In doing this, the filmmakers essentially put Jack right there in Japan with his family, as he can see and hear almost everything going on at a given moment. It makes sense, for the most part, as Jack is a military officer using the latest tech at his job, and therefore one could believe he would do the same to protect his family. There are a number of very intriguing tactics used to display information in Bloat, and most of them work well.

Unfortunately, the novel concepts used to display visuals are the highlight of the film instead of a supporting element. What makes films such as Unfriended and Searching work well is that those stories, in addition to the computer-screen aspect, have compelling characters placed into a fascinating situation. The same cannot be said for Bloat.

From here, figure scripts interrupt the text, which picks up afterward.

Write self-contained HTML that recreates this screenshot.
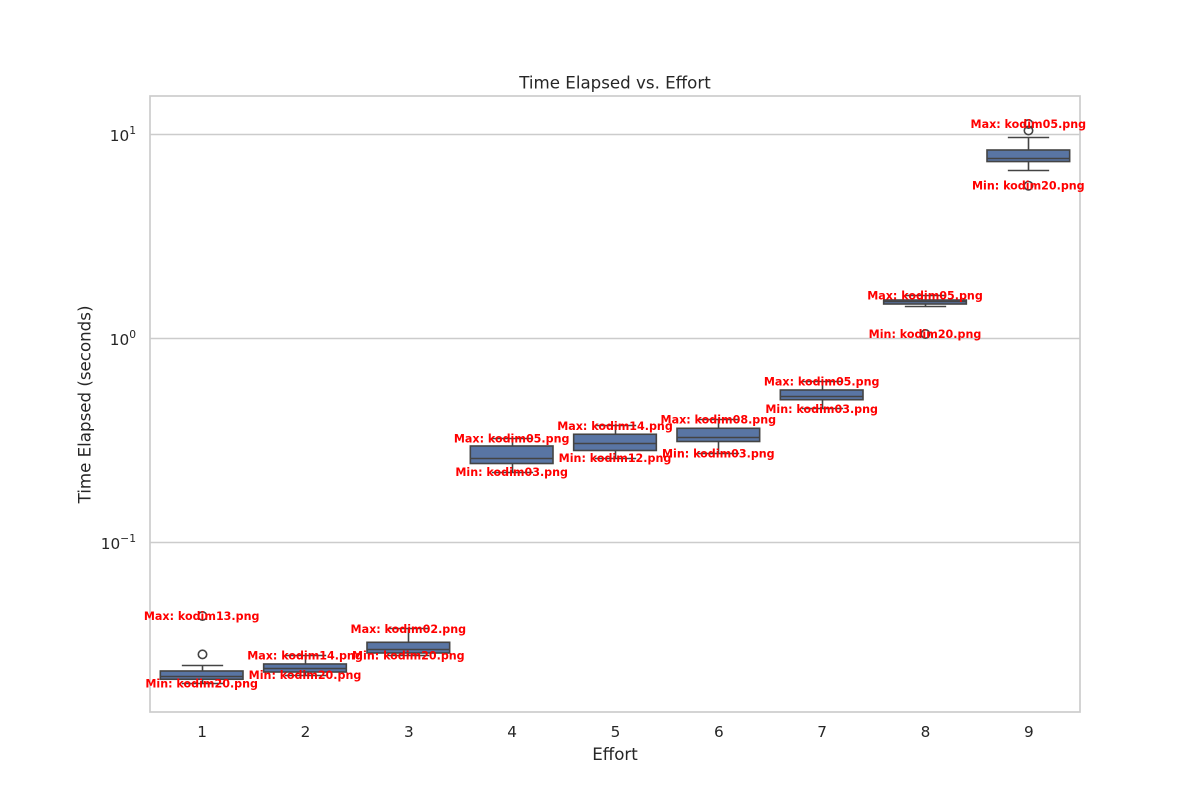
<!DOCTYPE html>
<html lang="en">
<head>
<meta charset="utf-8">
<title>Time Elapsed vs. Effort</title>
<style>
  html, body { margin: 0; padding: 0; background: #ffffff; }
  svg { display: block; font-family: "DejaVu Sans", "Liberation Sans", sans-serif; }
</style>
</head>
<body>
<svg id="chart" width="1200" height="800" viewBox="0 0 1200 800" xmlns="http://www.w3.org/2000/svg">
  <rect x="0" y="0" width="1200" height="800" fill="#ffffff"></rect>
  <g id="grid"></g>
  <g id="marks"></g>
  <rect x="150" y="96" width="930" height="616" fill="none" stroke="#cccccc" stroke-width="1.7"></rect>
  <g id="annotations"></g>
  <g id="xticks"></g>
  <g id="yticks"></g>
  <text x="615" y="88.5" font-size="16.67" text-anchor="middle" fill="#262626">Time Elapsed vs. Effort</text>
  <text x="615" y="760" font-size="16.67" text-anchor="middle" fill="#262626">Effort</text>
  <text x="0" y="0" transform="translate(90.5 404.5) rotate(-90)" font-size="16.67" text-anchor="middle" fill="#262626">Time Elapsed (seconds)</text>
</svg>
<script>
const efforts = [1, 2, 3, 4, 5, 6, 7, 8, 9];
const whiskerHigh = [0.0250, 0.02793, 0.03767, 0.3227, 0.3725, 0.4009, 0.6138, 1.621, 9.69];
const q3Values = [0.02345, 0.02538, 0.03242, 0.2972, 0.3393, 0.3629, 0.5592, 1.544, 8.395];
const medianValues = [0.02204, 0.02417, 0.02972, 0.2587, 0.3065, 0.3279, 0.5208, 1.510, 7.63];
const q1Values = [0.02136, 0.02318, 0.02873, 0.2439, 0.2825, 0.3127, 0.5012, 1.476, 7.37];
const whiskerLow = [0.02036, 0.02241, 0.02787, 0.2209, 0.2587, 0.2730, 0.4513, 1.443, 6.67];
const outliers = [
  [0.04363, 0.02828],
  [],
  [],
  [],
  [],
  [],
  [],
  [1.052],
  [11.26, 10.46, 5.61]
];
const maxFiles = ['kodim13.png', 'kodim14.png', 'kodim02.png', 'kodim05.png', 'kodim14.png', 'kodim08.png', 'kodim05.png', 'kodim05.png', 'kodim05.png'];
const minFiles = ['kodim20.png', 'kodim20.png', 'kodim20.png', 'kodim03.png', 'kodim12.png', 'kodim03.png', 'kodim03.png', 'kodim20.png', 'kodim20.png'];
const yTickExponents = [1, 0, -1];

const SVG_NS = 'http://www.w3.org/2000/svg';
const plot = { left: 150, right: 1080, top: 96, bottom: 712 };
const BOX_WIDTH = 0.8;
const CAP_WIDTH = 0.4;
const LINE_COLOR = '#444444';
const BOX_FILL = '#5975a4';
const STROKE = 1.6;

function xScale(v) {
  return plot.left + (v - 0.5) / 9 * (plot.right - plot.left);
}
function yScale(v) {
  return 338.5 - Math.log10(v) * 204;
}
function snapX(p) {
  return Math.round(p) + 0.5;
}
function snapY(p) {
  return Math.round(p - 0.5) + 0.5;
}
function make(tag, attrs, parent) {
  const el = document.createElementNS(SVG_NS, tag);
  Object.keys(attrs).forEach(function (k) { el.setAttribute(k, attrs[k]); });
  parent.appendChild(el);
  return el;
}
function segment(x1, y1, x2, y2, parent) {
  return make('line', { x1: x1, y1: y1, x2: x2, y2: y2, stroke: LINE_COLOR, 'stroke-width': STROKE }, parent);
}

const gridLayer = document.getElementById('grid');
const marksLayer = document.getElementById('marks');
const annotationLayer = document.getElementById('annotations');
const xTickLayer = document.getElementById('xticks');
const yTickLayer = document.getElementById('yticks');

yTickExponents.forEach(function (exp) {
  const y = snapY(yScale(Math.pow(10, exp)));
  const gridline = make('line', { x1: plot.left, x2: plot.right, y1: y, y2: y, stroke: '#cccccc', 'stroke-width': 1.4 }, gridLayer);
  
  

  const label = make('text', { x: 136, y: y + 6.5, 'font-size': 15.28, 'text-anchor': 'end', fill: '#262626' }, yTickLayer);
  
  
  const base = make('tspan', {}, label);
  base.textContent = '10';
  const power = make('tspan', { dy: -6.8, 'font-size': 10.7 }, label);
  power.textContent = String(exp).replace('-', '\u2212');
});

efforts.forEach(function (effort, i) {
  const cx = xScale(effort);
  const lineX = snapX(cx);
  const half = (xScale(BOX_WIDTH) - xScale(0)) / 2;
  const capHalf = (xScale(CAP_WIDTH) - xScale(0)) / 2;

  const group = make('g', {}, marksLayer);
  
  

  const topY = yScale(q3Values[i]);
  const bottomY = yScale(q1Values[i]);
  const hiY = snapY(yScale(whiskerHigh[i]));
  const loY = snapY(yScale(whiskerLow[i]));

  const upperWhisker = segment(lineX, hiY, lineX, topY, group);
  
  

  const lowerWhisker = segment(lineX, bottomY, lineX, loY, group);
  
  

  const upperCap = segment(lineX - capHalf, hiY, lineX + capHalf, hiY, group);
  
  

  const lowerCap = segment(lineX - capHalf, loY, lineX + capHalf, loY, group);
  
  

  const box = make('rect', {
    x: cx - half, y: topY, width: half * 2, height: bottomY - topY,
    fill: BOX_FILL, stroke: LINE_COLOR, 'stroke-width': STROKE
  }, group);
  
  

  const medianY = snapY(yScale(medianValues[i]));
  const medianLine = segment(cx - half, medianY, cx + half, medianY, group);
  
  

  outliers[i].forEach(function (value) {
    const dot = make('circle', {
      cx: lineX, cy: yScale(value), r: 4.2,
      fill: 'none', stroke: LINE_COLOR, 'stroke-width': STROKE
    }, group);
    
    
  });

  const maxValue = Math.max.apply(null, [whiskerHigh[i]].concat(outliers[i]));
  const minValue = Math.min.apply(null, [whiskerLow[i]].concat(outliers[i]));

  const maxLabel = make('text', {
    x: cx, y: yScale(maxValue) + 3.8, 'font-size': 11.11, 'font-weight': 'bold',
    'text-anchor': 'middle', fill: '#ff0000'
  }, annotationLayer);
  maxLabel.textContent = 'Max: ' + maxFiles[i];
  
  

  const minLabel = make('text', {
    x: cx, y: yScale(minValue) + 3.8, 'font-size': 11.11, 'font-weight': 'bold',
    'text-anchor': 'middle', fill: '#ff0000'
  }, annotationLayer);
  minLabel.textContent = 'Min: ' + minFiles[i];
  
  

  const tick = make('text', {
    x: cx + 0.5, y: 737, 'font-size': 15.28, 'text-anchor': 'middle', fill: '#262626'
  }, xTickLayer);
  tick.textContent = String(effort);
  
  
});
</script>
</body>
</html>
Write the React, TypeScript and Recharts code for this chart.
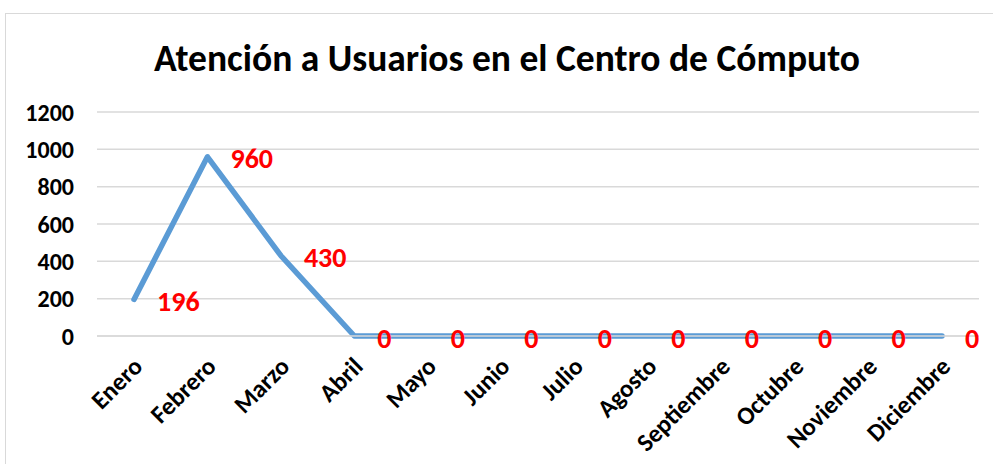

Right off the bat, the filmmakers make a colossal mistake by not introducing us to Kyle before the lake incident. The audience has no idea how Kyle behaved and what his personality was like prior to almost drowning, which means that the off-putting, macabre Kyle that emerges from the water is the only one we know. This makes the viewer invest much less in him throughout the film and invokes less sympathy for his situation.
An extremely fast-paced first act doesn’t allow us much time with any other characters before the incident, either, although this might not have mattered, as both Jack and Hannah are extremely rigid, emotionless parents who don’t spark much interest at all. As a whole, the family is unoriginal at best and painfully unknown at worst. The viewer knows nothing about the family except for that Jack and Hannah have previously lost a child.

Joining the yawn-inducing characters is a cookie-cutter possession plot with far too many exposition dumps. The most egregious one happens halfway through in a scene you’ve seen before in every single other similar paranormal film. There is little suspense and tension, and no scares to be found. A common visual featured throughout the film involves technological distortion, but it is cheaply presented and used far too often to the point of annoyance.
The conclusion of Bloat is much like the rest of the film: glossed over and unsatisfying. While its technical elements shine, the characters and plot sink the film to the dark depths of that creepy Japanese lake. In the end, Bloat is only an overly clichéd, run-of-the-mill possession film that’s squeezed into the monitor of a flashy computer setup.